Only the lines from the one containing "Reproduce this chart with Apache ECharts." through the one containing "const yTickValues = [-280, -275, -270, -265, -260, -255];" belong in the answer; copy them exactly and leave out pictures.

## begin Data

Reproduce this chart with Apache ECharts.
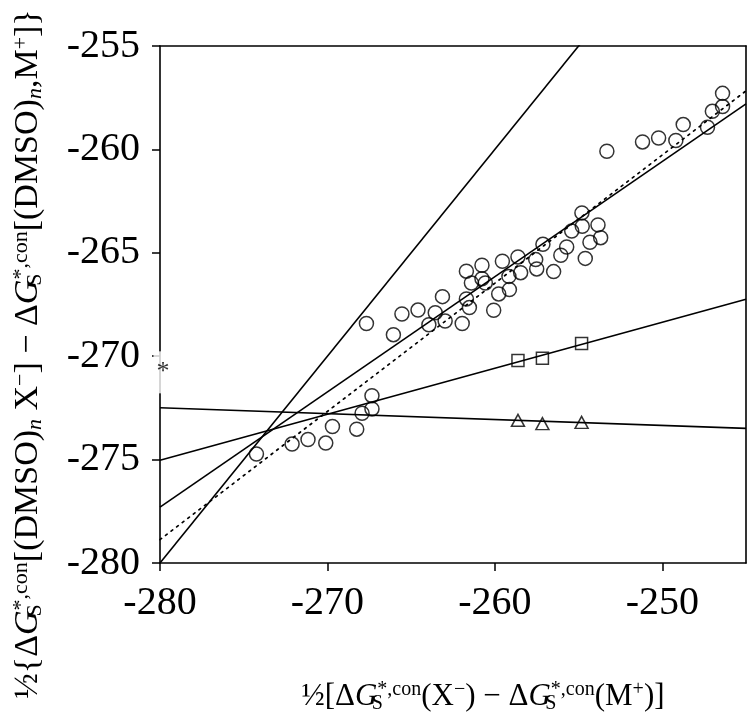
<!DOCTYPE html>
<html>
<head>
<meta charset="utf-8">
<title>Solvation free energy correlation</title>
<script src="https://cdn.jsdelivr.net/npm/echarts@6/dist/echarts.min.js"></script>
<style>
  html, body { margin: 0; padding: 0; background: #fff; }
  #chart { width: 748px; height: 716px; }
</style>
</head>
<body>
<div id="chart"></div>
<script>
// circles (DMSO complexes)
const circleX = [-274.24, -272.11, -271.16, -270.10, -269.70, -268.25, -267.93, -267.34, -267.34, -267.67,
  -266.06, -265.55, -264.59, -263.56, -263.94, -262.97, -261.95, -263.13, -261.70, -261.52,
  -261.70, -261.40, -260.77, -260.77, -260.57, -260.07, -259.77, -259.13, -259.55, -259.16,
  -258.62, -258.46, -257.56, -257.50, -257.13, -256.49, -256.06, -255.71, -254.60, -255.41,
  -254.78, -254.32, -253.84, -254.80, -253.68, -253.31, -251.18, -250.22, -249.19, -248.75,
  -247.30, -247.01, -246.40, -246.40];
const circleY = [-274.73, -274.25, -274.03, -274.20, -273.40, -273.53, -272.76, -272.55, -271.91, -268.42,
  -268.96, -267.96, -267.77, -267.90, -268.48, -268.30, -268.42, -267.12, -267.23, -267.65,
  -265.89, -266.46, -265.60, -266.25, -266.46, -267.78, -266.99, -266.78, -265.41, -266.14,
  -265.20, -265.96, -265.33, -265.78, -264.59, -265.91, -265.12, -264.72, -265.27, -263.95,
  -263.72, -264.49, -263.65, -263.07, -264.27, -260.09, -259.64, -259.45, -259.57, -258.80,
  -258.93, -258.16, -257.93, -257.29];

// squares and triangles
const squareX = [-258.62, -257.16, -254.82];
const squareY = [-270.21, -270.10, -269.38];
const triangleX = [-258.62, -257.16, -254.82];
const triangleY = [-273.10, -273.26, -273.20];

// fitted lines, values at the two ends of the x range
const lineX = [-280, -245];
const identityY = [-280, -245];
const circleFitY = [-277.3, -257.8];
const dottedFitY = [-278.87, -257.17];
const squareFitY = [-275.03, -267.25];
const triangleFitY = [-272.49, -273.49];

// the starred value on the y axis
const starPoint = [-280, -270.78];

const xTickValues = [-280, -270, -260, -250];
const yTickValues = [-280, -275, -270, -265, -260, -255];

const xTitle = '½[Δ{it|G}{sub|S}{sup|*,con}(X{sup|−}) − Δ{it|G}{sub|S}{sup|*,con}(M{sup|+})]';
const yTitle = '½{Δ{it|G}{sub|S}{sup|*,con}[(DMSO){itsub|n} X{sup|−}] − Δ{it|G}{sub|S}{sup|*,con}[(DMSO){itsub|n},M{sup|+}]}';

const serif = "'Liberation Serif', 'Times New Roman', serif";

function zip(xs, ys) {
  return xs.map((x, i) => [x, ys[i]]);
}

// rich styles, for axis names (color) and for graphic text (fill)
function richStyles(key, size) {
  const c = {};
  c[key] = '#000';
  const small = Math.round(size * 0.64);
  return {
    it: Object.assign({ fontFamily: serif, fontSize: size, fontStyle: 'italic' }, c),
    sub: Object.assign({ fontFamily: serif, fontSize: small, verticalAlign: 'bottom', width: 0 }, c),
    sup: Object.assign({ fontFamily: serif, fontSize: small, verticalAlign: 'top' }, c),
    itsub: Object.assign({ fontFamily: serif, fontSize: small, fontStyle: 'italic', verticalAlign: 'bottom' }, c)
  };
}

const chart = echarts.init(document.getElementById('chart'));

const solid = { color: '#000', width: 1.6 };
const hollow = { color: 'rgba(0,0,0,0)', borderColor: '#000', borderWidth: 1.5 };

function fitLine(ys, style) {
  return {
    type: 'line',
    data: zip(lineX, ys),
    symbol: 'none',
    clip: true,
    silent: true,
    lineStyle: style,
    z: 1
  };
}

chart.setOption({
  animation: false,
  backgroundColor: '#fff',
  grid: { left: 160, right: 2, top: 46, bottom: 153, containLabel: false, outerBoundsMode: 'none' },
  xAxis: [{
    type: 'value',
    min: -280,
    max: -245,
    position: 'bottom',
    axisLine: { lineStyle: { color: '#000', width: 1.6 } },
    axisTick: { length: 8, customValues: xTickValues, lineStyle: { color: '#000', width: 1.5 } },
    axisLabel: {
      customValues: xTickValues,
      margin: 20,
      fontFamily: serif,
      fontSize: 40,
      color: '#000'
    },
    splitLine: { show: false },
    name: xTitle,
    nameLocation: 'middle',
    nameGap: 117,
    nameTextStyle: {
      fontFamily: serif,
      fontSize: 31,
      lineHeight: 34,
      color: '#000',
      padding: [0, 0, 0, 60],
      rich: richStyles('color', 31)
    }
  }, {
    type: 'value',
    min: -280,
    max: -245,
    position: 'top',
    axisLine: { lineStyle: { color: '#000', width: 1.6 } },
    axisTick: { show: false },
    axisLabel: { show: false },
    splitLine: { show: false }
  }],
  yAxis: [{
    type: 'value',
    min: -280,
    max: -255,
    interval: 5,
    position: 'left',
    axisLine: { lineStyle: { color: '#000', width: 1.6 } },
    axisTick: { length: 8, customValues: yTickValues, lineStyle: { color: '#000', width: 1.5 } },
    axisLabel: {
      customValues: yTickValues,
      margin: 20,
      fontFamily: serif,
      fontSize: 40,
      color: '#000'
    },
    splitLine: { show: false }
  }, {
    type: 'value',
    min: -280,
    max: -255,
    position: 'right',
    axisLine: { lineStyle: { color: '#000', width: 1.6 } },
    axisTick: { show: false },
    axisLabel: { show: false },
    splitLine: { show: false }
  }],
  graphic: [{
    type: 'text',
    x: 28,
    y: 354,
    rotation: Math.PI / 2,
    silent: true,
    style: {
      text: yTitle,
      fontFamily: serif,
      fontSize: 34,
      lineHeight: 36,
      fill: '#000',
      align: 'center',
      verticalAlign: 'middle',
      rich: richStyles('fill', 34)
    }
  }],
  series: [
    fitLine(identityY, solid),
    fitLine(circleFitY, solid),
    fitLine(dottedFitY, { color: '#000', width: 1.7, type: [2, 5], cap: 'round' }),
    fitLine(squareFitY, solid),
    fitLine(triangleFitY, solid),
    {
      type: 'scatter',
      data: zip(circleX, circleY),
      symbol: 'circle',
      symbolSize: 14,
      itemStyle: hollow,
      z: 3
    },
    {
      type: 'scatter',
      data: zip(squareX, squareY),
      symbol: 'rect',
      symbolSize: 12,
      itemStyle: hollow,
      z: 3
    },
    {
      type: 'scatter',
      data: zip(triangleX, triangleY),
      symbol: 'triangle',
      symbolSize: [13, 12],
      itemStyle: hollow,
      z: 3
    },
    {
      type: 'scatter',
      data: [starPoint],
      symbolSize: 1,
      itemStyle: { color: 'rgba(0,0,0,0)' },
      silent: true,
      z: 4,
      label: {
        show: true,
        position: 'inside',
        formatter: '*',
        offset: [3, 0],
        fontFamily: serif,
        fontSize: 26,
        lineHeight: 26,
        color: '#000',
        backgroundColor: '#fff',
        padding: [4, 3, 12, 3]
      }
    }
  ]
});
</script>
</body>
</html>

## end Data
## begin Data

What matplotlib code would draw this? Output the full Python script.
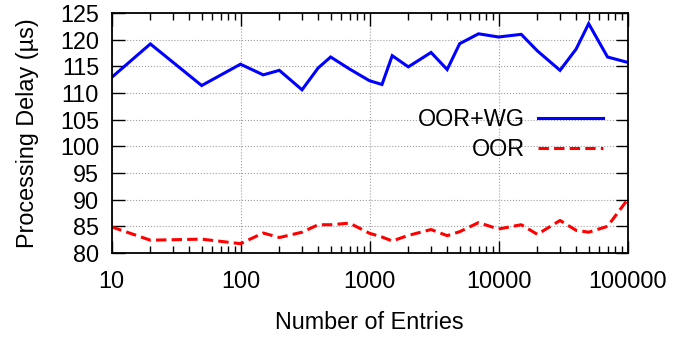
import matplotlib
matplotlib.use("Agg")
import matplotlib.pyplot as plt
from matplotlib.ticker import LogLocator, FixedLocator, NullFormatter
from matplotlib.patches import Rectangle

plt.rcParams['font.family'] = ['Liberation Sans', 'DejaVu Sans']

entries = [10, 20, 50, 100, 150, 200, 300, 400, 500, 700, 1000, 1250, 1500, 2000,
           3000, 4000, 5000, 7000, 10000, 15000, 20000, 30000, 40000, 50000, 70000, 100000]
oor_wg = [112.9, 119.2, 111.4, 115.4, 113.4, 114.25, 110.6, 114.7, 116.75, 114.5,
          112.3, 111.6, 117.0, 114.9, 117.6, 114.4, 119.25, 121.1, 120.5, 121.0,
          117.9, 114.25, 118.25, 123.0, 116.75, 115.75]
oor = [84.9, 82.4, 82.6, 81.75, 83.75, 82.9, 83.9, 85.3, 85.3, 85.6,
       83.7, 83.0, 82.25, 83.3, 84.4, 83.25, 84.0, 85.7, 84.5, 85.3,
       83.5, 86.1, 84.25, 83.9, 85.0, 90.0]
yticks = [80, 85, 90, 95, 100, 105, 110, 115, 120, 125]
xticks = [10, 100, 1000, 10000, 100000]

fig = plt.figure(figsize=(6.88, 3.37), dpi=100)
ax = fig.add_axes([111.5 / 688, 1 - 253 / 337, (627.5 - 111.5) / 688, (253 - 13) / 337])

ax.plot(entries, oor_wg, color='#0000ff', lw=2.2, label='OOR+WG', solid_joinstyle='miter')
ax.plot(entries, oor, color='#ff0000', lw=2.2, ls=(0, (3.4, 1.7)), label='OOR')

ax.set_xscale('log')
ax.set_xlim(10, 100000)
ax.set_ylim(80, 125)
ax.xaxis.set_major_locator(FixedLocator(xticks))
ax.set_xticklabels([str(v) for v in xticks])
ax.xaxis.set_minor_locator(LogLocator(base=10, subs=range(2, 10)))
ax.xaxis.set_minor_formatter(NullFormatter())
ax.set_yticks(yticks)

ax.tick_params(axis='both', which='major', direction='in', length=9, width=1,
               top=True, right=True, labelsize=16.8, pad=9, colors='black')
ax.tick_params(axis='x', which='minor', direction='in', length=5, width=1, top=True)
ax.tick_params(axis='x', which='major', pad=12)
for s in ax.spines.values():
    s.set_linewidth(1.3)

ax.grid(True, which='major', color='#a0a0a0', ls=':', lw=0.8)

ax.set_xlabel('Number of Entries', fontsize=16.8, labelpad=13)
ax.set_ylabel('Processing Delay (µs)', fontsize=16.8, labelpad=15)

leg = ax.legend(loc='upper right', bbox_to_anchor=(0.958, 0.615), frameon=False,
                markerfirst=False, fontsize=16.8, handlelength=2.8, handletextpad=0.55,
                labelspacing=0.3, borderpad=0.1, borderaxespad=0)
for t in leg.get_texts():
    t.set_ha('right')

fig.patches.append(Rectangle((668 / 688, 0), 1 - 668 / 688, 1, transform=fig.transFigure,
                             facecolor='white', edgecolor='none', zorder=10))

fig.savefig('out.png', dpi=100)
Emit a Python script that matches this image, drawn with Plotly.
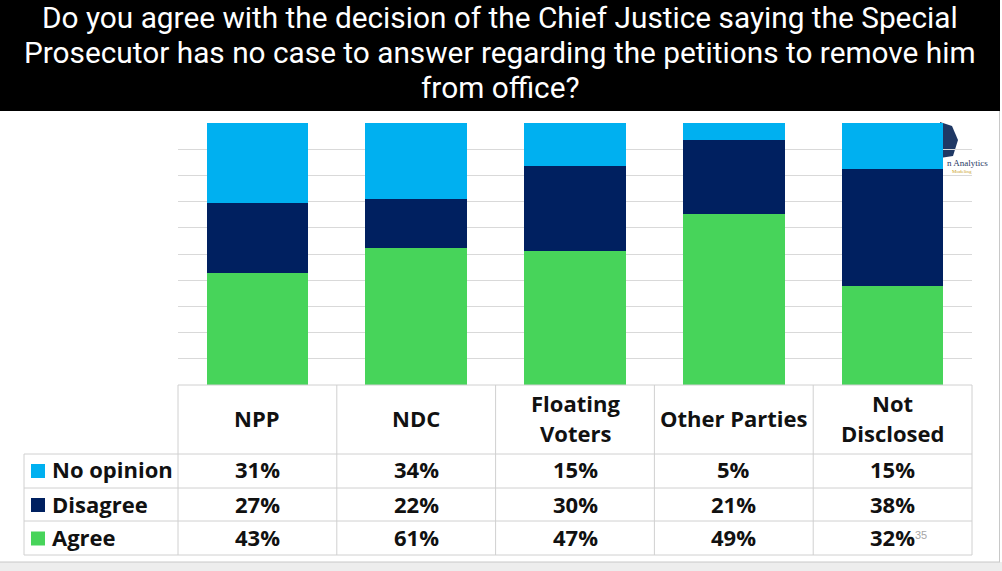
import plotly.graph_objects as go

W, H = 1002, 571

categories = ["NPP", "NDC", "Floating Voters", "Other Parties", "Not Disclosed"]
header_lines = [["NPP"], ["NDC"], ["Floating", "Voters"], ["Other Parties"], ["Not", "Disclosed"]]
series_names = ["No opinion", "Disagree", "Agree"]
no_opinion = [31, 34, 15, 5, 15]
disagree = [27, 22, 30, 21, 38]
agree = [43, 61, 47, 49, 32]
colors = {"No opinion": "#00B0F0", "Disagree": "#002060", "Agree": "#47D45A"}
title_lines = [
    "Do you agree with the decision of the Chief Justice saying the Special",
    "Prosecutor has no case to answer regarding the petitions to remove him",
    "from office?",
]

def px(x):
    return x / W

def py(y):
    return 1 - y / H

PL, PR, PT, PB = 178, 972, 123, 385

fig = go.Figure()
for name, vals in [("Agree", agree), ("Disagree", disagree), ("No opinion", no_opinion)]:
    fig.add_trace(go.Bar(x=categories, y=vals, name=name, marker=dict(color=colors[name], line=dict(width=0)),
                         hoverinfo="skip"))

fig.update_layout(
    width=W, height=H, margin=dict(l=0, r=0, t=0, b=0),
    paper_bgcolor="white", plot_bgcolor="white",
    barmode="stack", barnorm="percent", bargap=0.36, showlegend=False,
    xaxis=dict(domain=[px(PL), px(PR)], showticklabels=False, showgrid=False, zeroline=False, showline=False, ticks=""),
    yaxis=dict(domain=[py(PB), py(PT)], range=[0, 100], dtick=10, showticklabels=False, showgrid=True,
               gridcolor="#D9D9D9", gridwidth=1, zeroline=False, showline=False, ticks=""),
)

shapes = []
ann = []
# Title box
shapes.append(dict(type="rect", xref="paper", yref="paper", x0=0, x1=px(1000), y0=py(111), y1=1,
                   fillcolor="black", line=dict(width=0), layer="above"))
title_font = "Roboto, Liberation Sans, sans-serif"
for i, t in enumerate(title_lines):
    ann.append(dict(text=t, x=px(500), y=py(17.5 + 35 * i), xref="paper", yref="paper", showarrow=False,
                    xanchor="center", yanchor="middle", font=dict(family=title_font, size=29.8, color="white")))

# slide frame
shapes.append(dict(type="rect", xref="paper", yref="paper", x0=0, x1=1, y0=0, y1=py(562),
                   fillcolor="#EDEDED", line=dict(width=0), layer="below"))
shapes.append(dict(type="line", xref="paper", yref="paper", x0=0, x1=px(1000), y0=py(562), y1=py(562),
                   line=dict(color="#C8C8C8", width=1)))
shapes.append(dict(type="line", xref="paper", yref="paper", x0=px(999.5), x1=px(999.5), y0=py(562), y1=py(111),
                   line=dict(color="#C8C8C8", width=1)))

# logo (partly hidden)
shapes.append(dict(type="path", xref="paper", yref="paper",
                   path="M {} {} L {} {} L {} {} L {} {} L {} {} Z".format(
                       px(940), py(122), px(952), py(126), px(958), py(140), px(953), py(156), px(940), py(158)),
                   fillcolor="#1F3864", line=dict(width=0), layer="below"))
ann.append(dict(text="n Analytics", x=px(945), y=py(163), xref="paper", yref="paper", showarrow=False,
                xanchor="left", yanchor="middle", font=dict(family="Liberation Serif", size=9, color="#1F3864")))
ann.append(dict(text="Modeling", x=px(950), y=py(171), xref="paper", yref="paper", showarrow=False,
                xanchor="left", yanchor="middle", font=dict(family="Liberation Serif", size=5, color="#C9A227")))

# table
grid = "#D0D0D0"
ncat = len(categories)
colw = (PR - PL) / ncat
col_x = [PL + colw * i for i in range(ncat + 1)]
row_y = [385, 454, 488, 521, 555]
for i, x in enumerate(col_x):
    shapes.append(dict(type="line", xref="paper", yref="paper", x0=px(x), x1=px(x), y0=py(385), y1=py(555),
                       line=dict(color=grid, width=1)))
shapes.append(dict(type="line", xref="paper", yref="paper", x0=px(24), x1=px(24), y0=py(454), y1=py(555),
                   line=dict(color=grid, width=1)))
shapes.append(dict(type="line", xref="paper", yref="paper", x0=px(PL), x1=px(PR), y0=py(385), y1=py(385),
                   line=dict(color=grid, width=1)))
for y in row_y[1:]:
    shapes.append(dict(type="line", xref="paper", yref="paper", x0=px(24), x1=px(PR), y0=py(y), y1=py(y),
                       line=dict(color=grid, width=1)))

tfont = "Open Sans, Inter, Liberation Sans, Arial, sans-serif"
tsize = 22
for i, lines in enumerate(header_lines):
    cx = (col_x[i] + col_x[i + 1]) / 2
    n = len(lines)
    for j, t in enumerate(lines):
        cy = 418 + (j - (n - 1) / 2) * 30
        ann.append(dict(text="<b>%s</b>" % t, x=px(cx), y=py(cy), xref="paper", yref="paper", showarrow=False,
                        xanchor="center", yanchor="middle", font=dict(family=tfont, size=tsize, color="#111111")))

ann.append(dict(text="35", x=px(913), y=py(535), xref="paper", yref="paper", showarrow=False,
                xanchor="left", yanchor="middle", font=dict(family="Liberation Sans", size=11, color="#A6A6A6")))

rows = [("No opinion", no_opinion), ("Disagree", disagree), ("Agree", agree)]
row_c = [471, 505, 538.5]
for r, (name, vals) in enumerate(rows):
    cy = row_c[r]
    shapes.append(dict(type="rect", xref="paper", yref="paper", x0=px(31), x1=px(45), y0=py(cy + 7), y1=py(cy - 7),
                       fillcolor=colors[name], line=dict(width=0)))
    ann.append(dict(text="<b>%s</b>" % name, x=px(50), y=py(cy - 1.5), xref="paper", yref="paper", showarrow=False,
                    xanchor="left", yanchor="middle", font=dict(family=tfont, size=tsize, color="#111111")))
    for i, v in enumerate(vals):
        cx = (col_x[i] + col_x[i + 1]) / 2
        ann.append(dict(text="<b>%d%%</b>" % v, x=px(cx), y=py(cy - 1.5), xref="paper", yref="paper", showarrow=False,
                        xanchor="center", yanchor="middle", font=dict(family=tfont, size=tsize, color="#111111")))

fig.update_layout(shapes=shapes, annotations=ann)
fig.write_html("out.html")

## end Data

= Output for this task =
Reproduce this chart with Apache ECharts.
<!DOCTYPE html>
<html>
<head>
<meta charset="utf-8">
<title>Solvation free energy correlation</title>
<script src="https://cdn.jsdelivr.net/npm/echarts@6/dist/echarts.min.js"></script>
<style>
  html, body { margin: 0; padding: 0; background: #fff; }
  #chart { width: 748px; height: 716px; }
</style>
</head>
<body>
<div id="chart"></div>
<script>
// circles (DMSO complexes)
const circleX = [-274.24, -272.11, -271.16, -270.10, -269.70, -268.25, -267.93, -267.34, -267.34, -267.67,
  -266.06, -265.55, -264.59, -263.56, -263.94, -262.97, -261.95, -263.13, -261.70, -261.52,
  -261.70, -261.40, -260.77, -260.77, -260.57, -260.07, -259.77, -259.13, -259.55, -259.16,
  -258.62, -258.46, -257.56, -257.50, -257.13, -256.49, -256.06, -255.71, -254.60, -255.41,
  -254.78, -254.32, -253.84, -254.80, -253.68, -253.31, -251.18, -250.22, -249.19, -248.75,
  -247.30, -247.01, -246.40, -246.40];
const circleY = [-274.73, -274.25, -274.03, -274.20, -273.40, -273.53, -272.76, -272.55, -271.91, -268.42,
  -268.96, -267.96, -267.77, -267.90, -268.48, -268.30, -268.42, -267.12, -267.23, -267.65,
  -265.89, -266.46, -265.60, -266.25, -266.46, -267.78, -266.99, -266.78, -265.41, -266.14,
  -265.20, -265.96, -265.33, -265.78, -264.59, -265.91, -265.12, -264.72, -265.27, -263.95,
  -263.72, -264.49, -263.65, -263.07, -264.27, -260.09, -259.64, -259.45, -259.57, -258.80,
  -258.93, -258.16, -257.93, -257.29];

// squares and triangles
const squareX = [-258.62, -257.16, -254.82];
const squareY = [-270.21, -270.10, -269.38];
const triangleX = [-258.62, -257.16, -254.82];
const triangleY = [-273.10, -273.26, -273.20];

// fitted lines, values at the two ends of the x range
const lineX = [-280, -245];
const identityY = [-280, -245];
const circleFitY = [-277.3, -257.8];
const dottedFitY = [-278.87, -257.17];
const squareFitY = [-275.03, -267.25];
const triangleFitY = [-272.49, -273.49];

// the starred value on the y axis
const starPoint = [-280, -270.78];

const xTickValues = [-280, -270, -260, -250];
const yTickValues = [-280, -275, -270, -265, -260, -255];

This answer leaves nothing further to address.